Milli Yol Partisi Genel Başkanı Remzi Çayır “20 yıllık bir iktidarın Türkiye’yi getirdiği yer, bu nokta olmamalıydı” dedi
Milli Yol Partisi (MİLLİ YOL) Genel Başkanı Remzi Çayır, Cumhurbaşkanı Recep Tayyip Erdoğan’ın açıkladığı Döviz Garantili Mevduat Planı’nı değerlendirdi. Çayır, Hali hazırda belirsizlik ve umutsuzluk piyasalarda hakim. Bilime sırt çevrilemez. İktisat bir bilimdir. Günlük telaş ve endişe ve öfkeyle ekonomi yönetilemez. Büyük mevduat sahiplerini korumaya yönelik yeni tedbirler, ne yazık ki sabit gelirlilerin cebinden biraz daha fazla para çıkmasına yol açacaktır” dedi.

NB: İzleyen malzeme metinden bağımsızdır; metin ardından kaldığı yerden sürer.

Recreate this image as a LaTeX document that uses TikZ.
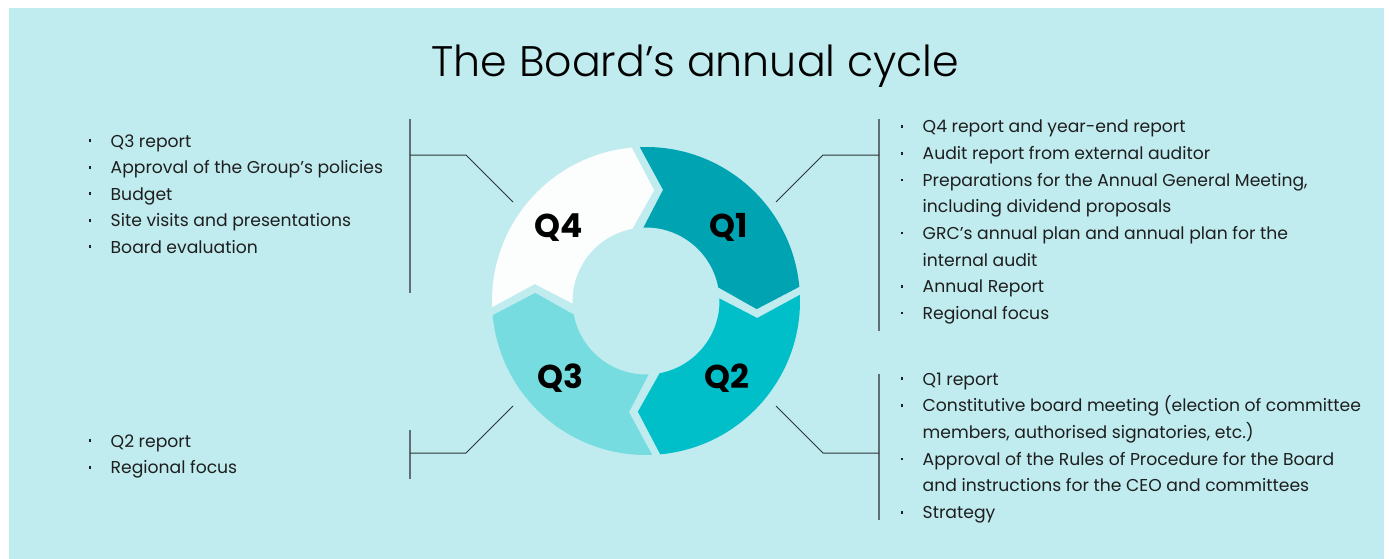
\documentclass[tikz,border=0pt]{standalone}
\usepackage{fontspec}
\setmainfont{Poppins}
\newfontfamily\titlefont{Poppins Light}

\definecolor{bgc}{HTML}{C0ECEF}
\definecolor{qonec}{HTML}{00A3B1}
\definecolor{qtwoc}{HTML}{00BFC8}
\definecolor{qthreec}{HTML}{76DCE0}
\definecolor{qfourc}{HTML}{FCFEFE}
\definecolor{txtc}{HTML}{1E1E1E}
\definecolor{barc}{HTML}{5D6F72}
\definecolor{leadc}{HTML}{2A3436}

% bullet marker and continuation indent for the lists
\newcommand\itm{\makebox[22pt][l]{\rule[5pt]{2.6pt}{2.6pt}}}
\newcommand\cnt{\hspace*{22pt}}

\begin{document}
\begin{tikzpicture}[x=1pt,y=1pt,
  titletext/.style={inner sep=0pt, anchor=base, text=black,
    font=\titlefont\fontsize{42.7}{50}\selectfont},
  qlabel/.style={inner sep=0pt, anchor=base, text=black,
    font=\bfseries\fontsize{33}{38}\selectfont},
  listline/.style={inner sep=0pt, anchor=base west, text=txtc,
    font=\fontsize{17.2}{20}\selectfont},
  bar/.style={draw=barc, line width=1.6pt},
  lead/.style={draw=leadc, line width=1pt}]

\useasboundingbox (0,0) rectangle (1389,-559);
\fill[bgc] (9,-8) rectangle (1384,-559);

\node[titletext] (title) at (695.5,-77) {The Board’s annual cycle};

% four arrow-shaped quarters of the ring, running clockwise
\begin{scope}[shift={(646,-301)}]
  \foreach \R/\c in {0/qfourc, -90/qonec, -180/qtwoc, 90/qthreec} {
    \fill[\c] ({182.3+\R}:154) arc[start angle={182.3+\R}, end angle={95.3+\R}, radius=154]
      -- ({85.8+\R}:111) -- ({100.7+\R}:73.5)
      arc[start angle={100.7+\R}, end angle={182+\R}, radius=73.5]
      -- ({171.3+\R}:112.5) -- cycle;
  }
\end{scope}

\node[qlabel] (q4) at (559,-237) {Q4};
\node[qlabel] (q1) at (729,-237) {Q1};
\node[qlabel] (q2) at (727,-388) {Q2};
\node[qlabel] (q3) at (560,-388) {Q3};

% bracket leaders
\coordinate (tlbarT) at (410,-119);
\coordinate (tlbarB) at (410,-293);
\coordinate (tlknee) at (466,-155);
\coordinate (tlend) at (513,-202);
\coordinate (tlbarM) at (410,-155);
\draw[bar] (tlbarT) -- (tlbarB);
\draw[lead] (tlbarM) -- (tlknee) -- (tlend);

\coordinate (trbarT) at (879,-119);
\coordinate (trbarB) at (879,-331);
\coordinate (trknee) at (823,-155);
\coordinate (trend) at (776,-202);
\coordinate (trbarM) at (879,-155);
\draw[bar] (trbarT) -- (trbarB);
\draw[lead] (trbarM) -- (trknee) -- (trend);

\coordinate (brbarT) at (879,-374);
\coordinate (brbarB) at (879,-520);
\coordinate (brknee) at (823,-453);
\coordinate (brend) at (776,-406);
\coordinate (brbarM) at (879,-453);
\draw[bar] (brbarT) -- (brbarB);
\draw[lead] (brbarM) -- (brknee) -- (brend);

\coordinate (blbarT) at (410,-430);
\coordinate (blbarB) at (410,-479);
\coordinate (blknee) at (466,-453);
\coordinate (blend) at (513,-406);
\coordinate (blbarM) at (410,-453);
\draw[bar] (blbarT) -- (blbarB);
\draw[lead] (blbarM) -- (blknee) -- (blend);

% Q4 list
\foreach \b/\t [count=\i] in {1/{Q3 report}, 1/{Approval of the Group’s policies},
    1/{Budget}, 1/{Site visits and presentations}, 1/{Board evaluation}}
  \node[listline] (ltop\i) at (88.5,{-147-26.5*(\i-1)}) {\ifnum\b=1 \itm\else\cnt\fi\t};

% Q1 list
\foreach \b/\t [count=\i] in {1/{Q4 report and year-end report},
    1/{Audit report from external auditor},
    1/{Preparations for the Annual General Meeting,},
    0/{including dividend proposals},
    1/{GRC’s annual plan and annual plan for the},
    0/{internal audit},
    1/{Annual Report}, 1/{Regional focus}}
  \node[listline] (rtop\i) at (900.5,{-133-26.6*(\i-1)}) {\ifnum\b=1 \itm\else\cnt\fi\t};

% Q2 list
\foreach \b/\t [count=\i] in {1/{Q1 report},
    1/{Constitutive board meeting (election of committee},
    0/{members, authorised signatories, etc.)},
    1/{Approval of the Rules of Procedure for the Board},
    0/{and instructions for the CEO and committees},
    1/{Strategy}}
  \node[listline] (rbot\i) at (900.5,{-385-26.7*(\i-1)}) {\ifnum\b=1 \itm\else\cnt\fi\t};

% Q3 list
\foreach \b/\t [count=\i] in {1/{Q2 report}, 1/{Regional focus}}
  \node[listline] (lbot\i) at (88.5,{-447-26.5*(\i-1)}) {\ifnum\b=1 \itm\else\cnt\fi\t};

\end{tikzpicture}
\end{document}
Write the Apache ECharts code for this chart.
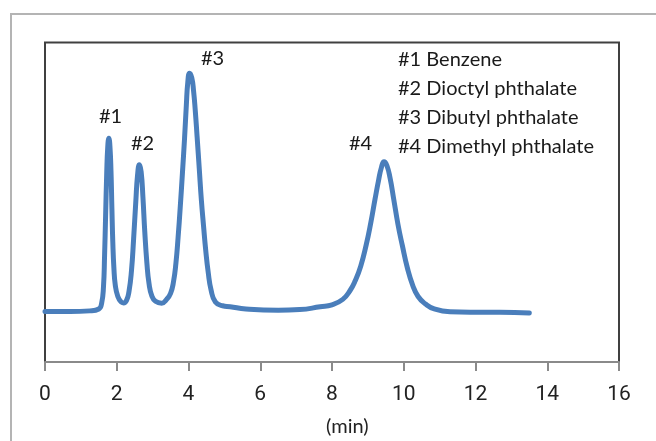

Türk ekonomisinin normal bir zemine oturamadığını söyleyen Milli Yol Partisi Genel Başkanı Remzi Çayır, “20 Yılın sonunda böyle olmamalıydı. 20 yıllık bir iktidarın Türkiye’yi getirdiği yer, bu nokta olmamalıydı. Türk milletinin, yüksek tansiyonla düşük tansiyon arasında sıkışmış vaziyette. Biliyorsunuz ki yüksek tansiyon bir bedene girdiğinde tahribat yapar. Sonradan sizin tansiyonu düşürmeniz ne yazık ki o tahribatı yok edememektedir” diye konuştu.
“SÜRDÜRÜLEBİLİR BİR SİSTEM DEĞİL”
Çayır konuya ilişkin açıklamasının devamında, “Her ne kadar hükümet, yeni tedbirler diye korumacı ve emredici serbest piyasayla ilgisi olmayan argümanları kullanıyorsa da bu uzun süreli sürdürülebilir bir sistem değildir. Üretim olmayınca, adalet olmayınca, güven olmayınca ekonominin düzelmesini beklemek, stabilize hale gelmesini ummak saflık olur. Türkiye, her açıdan normalleşmek zorundadır. 20 yıllık iktidarın Türk milletini getirdiği yer, belirsizlik, umutsuzluk ve kaostur. Günübirlik iyileşmeler, piyasaların hop oturup hop kalkması, reel sektörün önünü görememesi, ekonomik açıdan karanlık bir tablodur” ifadelerini kullandı.
“HER İKTİDARIN BİR SONU VARDIR”
Türkiye’nin yeni bir siyasi anlayışa, yeni bir ekonomik anlayışa ve insan odaklı bir anlayışa ihtiyacı olduğunu vurgulayan Remzi Çayır, “Bunun için Milli Yol’u kurduk, milletle kucaklaştıracağız. Milletimizin, Milli Yol’un sesine, açılımına, projelerine ihtiyacı olduğunu bildiğimiz için yola çıktık. Her iktidarın, doğumu, bir ömrü ve bir sonu vardır. Görünen o ki iktidar yorgun, iktidar ayrı renkleri bir görmektedir. Dolayısıyla da yorgun bir bedene yorgun bir umuda sahiptir. Türkiye’nin bizim gibi insanların ve bizim gibi yeni anlayışların sesine ihtiyacı vardır” diye konuştu.